** What you need to do **
Write out the listing below exactly, and omit any images you find in it.

** Available data **
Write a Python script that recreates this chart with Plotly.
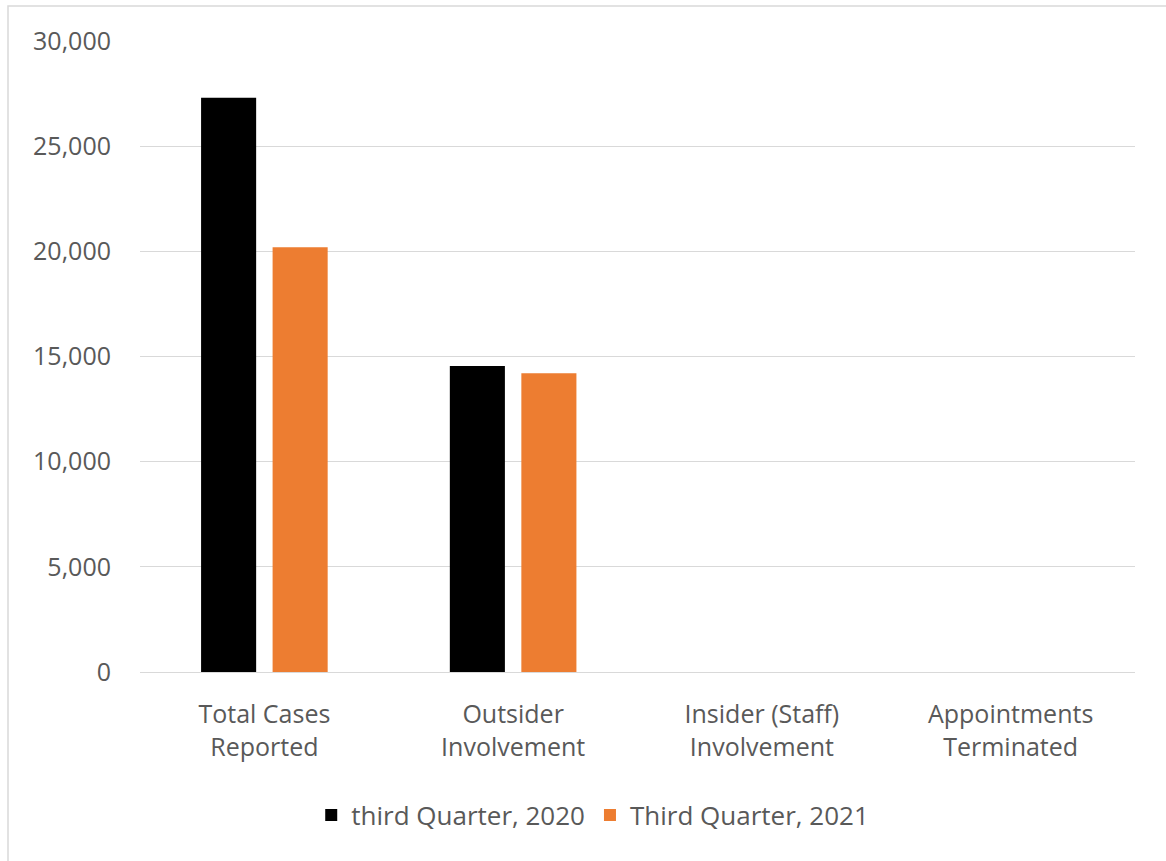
import plotly.graph_objects as go

categories = ["Total Cases<br>Reported", "Outsider<br>Involvement", "Insider (Staff)<br>Involvement", "Appointments<br>Terminated"]
series_names = ["third Quarter, 2020", "Third Quarter, 2021"]
q3_2020 = [27300, 14550, 0, 0]
q3_2021 = [20200, 14200, 0, 0]
colors = ["#000000", "#ED7D31"]

FONT = "Open Sans"
FS = 25
W, H = 1166, 861
L, R, T, B = 140, 31, 41, 189
pw, ph = W - L - R, H - T - B

fig = go.Figure()
for name, vals, c in zip(series_names, [q3_2020, q3_2021], colors):
    fig.add_trace(go.Bar(x=categories, y=vals, name=name, marker=dict(color=c, line=dict(width=0))))

def px_x(x):
    return (x - L) / pw

def px_y(y):
    return (H - B - y) / ph

fig.update_layout(
    width=W, height=H,
    margin=dict(l=L, r=R, t=T, b=B),
    paper_bgcolor="white", plot_bgcolor="white",
    barmode="group", bargap=0.425, bargroupgap=0.23,
    font=dict(family=FONT, size=FS, color="#595959"),
    showlegend=True,
    legend=dict(orientation="h", x=0.455, xanchor="center", y=px_y(815), yanchor="middle",
                font=dict(size=26, color="#595959"), itemwidth=30, traceorder="normal"),
    xaxis=dict(showgrid=False, showline=False, zeroline=False, ticks="", ticklabelstandoff=25,
               tickfont=dict(size=FS, color="#595959")),
    yaxis=dict(range=[0, 30000], dtick=5000, tickformat=",d", showgrid=True, gridcolor="#D9D9D9",
               gridwidth=1.3, zeroline=True, zerolinecolor="#D9D9D9", zerolinewidth=1.3,
               showline=False, ticks="", ticklabelstandoff=28,
               tickfont=dict(size=FS, color="#595959")),
    shapes=[dict(type="rect", xref="paper", yref="paper",
                 x0=px_x(8), x1=px_x(1172), y0=px_y(868), y1=px_y(6),
                 line=dict(color="#D9D9D9", width=1.5), fillcolor="rgba(0,0,0,0)", layer="below")],
)

fig.write_html("out.html")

** Solution to the exercise **
Write a Python script that recreates this chart with Plotly.
import plotly.graph_objects as go

categories = ["Total Cases<br>Reported", "Outsider<br>Involvement", "Insider (Staff)<br>Involvement", "Appointments<br>Terminated"]
series_names = ["third Quarter, 2020", "Third Quarter, 2021"]
q3_2020 = [27300, 14550, 0, 0]
q3_2021 = [20200, 14200, 0, 0]
colors = ["#000000", "#ED7D31"]

FONT = "Open Sans"
FS = 25
W, H = 1166, 861
L, R, T, B = 140, 31, 41, 189
pw, ph = W - L - R, H - T - B

fig = go.Figure()
for name, vals, c in zip(series_names, [q3_2020, q3_2021], colors):
    fig.add_trace(go.Bar(x=categories, y=vals, name=name, marker=dict(color=c, line=dict(width=0))))

def px_x(x):
    return (x - L) / pw

def px_y(y):
    return (H - B - y) / ph

fig.update_layout(
    width=W, height=H,
    margin=dict(l=L, r=R, t=T, b=B),
    paper_bgcolor="white", plot_bgcolor="white",
    barmode="group", bargap=0.425, bargroupgap=0.23,
    font=dict(family=FONT, size=FS, color="#595959"),
    showlegend=True,
    legend=dict(orientation="h", x=0.455, xanchor="center", y=px_y(815), yanchor="middle",
                font=dict(size=26, color="#595959"), itemwidth=30, traceorder="normal"),
    xaxis=dict(showgrid=False, showline=False, zeroline=False, ticks="", ticklabelstandoff=25,
               tickfont=dict(size=FS, color="#595959")),
    yaxis=dict(range=[0, 30000], dtick=5000, tickformat=",d", showgrid=True, gridcolor="#D9D9D9",
               gridwidth=1.3, zeroline=True, zerolinecolor="#D9D9D9", zerolinewidth=1.3,
               showline=False, ticks="", ticklabelstandoff=28,
               tickfont=dict(size=FS, color="#595959")),
    shapes=[dict(type="rect", xref="paper", yref="paper",
                 x0=px_x(8), x1=px_x(1172), y0=px_y(868), y1=px_y(6),
                 line=dict(color="#D9D9D9", width=1.5), fillcolor="rgba(0,0,0,0)", layer="below")],
)

fig.write_html("out.html")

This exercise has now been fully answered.